** start **
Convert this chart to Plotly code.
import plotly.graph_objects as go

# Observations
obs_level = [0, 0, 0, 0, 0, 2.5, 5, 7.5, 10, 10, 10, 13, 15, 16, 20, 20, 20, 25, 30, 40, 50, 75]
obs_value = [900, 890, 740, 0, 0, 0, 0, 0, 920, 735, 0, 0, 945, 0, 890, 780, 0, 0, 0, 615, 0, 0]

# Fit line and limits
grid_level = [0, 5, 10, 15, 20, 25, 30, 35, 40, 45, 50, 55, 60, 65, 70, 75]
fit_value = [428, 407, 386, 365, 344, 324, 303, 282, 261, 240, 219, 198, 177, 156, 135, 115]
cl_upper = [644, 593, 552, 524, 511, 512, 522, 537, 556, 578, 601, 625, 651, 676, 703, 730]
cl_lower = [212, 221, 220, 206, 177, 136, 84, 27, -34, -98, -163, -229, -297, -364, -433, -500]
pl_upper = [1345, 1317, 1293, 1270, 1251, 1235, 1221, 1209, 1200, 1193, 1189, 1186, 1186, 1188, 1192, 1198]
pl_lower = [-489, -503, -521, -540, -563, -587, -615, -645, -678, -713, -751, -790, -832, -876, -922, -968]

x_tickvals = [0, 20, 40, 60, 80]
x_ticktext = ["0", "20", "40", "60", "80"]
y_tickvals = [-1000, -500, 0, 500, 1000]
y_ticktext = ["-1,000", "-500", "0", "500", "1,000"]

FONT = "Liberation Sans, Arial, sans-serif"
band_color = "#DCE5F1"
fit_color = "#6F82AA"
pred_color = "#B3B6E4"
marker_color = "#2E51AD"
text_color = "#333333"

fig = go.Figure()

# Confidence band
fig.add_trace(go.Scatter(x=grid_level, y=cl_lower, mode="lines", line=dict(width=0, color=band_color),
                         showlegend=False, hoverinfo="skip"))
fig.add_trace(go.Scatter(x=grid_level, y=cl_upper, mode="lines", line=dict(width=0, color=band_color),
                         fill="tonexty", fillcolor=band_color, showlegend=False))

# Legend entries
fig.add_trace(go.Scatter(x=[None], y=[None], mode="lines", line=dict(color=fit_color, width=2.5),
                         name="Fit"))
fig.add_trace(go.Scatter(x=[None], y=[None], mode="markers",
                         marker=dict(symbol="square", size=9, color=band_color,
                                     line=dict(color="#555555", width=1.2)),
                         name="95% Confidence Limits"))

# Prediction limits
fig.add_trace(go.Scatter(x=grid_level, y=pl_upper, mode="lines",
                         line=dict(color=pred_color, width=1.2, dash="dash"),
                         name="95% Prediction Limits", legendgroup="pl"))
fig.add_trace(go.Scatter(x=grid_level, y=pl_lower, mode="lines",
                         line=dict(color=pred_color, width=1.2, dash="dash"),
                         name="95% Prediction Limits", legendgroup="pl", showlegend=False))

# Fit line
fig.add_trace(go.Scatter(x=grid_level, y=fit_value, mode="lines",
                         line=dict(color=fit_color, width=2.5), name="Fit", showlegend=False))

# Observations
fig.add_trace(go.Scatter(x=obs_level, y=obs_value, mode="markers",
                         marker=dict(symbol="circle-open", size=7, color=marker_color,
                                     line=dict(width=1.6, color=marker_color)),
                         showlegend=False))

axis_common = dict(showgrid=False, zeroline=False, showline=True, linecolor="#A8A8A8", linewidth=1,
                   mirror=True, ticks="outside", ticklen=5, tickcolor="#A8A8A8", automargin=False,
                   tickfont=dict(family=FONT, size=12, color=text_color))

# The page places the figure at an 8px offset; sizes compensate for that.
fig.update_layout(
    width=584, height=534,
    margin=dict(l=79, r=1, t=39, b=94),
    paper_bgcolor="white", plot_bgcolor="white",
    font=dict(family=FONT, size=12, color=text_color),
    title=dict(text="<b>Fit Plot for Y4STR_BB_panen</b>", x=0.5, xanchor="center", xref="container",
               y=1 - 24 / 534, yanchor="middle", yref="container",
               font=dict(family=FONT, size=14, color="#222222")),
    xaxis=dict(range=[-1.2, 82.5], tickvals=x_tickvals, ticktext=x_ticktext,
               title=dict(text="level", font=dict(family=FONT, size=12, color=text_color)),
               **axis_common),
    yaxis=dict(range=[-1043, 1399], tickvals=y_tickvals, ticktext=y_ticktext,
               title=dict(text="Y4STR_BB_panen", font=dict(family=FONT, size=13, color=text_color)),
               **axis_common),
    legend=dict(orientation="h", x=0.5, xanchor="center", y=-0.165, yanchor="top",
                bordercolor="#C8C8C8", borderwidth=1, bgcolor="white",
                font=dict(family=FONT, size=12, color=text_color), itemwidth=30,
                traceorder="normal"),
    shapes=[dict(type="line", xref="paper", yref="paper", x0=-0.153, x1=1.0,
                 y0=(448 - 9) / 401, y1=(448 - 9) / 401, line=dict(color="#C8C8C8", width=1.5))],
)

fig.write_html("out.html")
** end **
From the first line above through the line that contains "0, 615, 0, 0]", quote each line exactly. Output nothing more.

Convert this chart to Plotly code.
import plotly.graph_objects as go

# Observations
obs_level = [0, 0, 0, 0, 0, 2.5, 5, 7.5, 10, 10, 10, 13, 15, 16, 20, 20, 20, 25, 30, 40, 50, 75]
obs_value = [900, 890, 740, 0, 0, 0, 0, 0, 920, 735, 0, 0, 945, 0, 890, 780, 0, 0, 0, 615, 0, 0]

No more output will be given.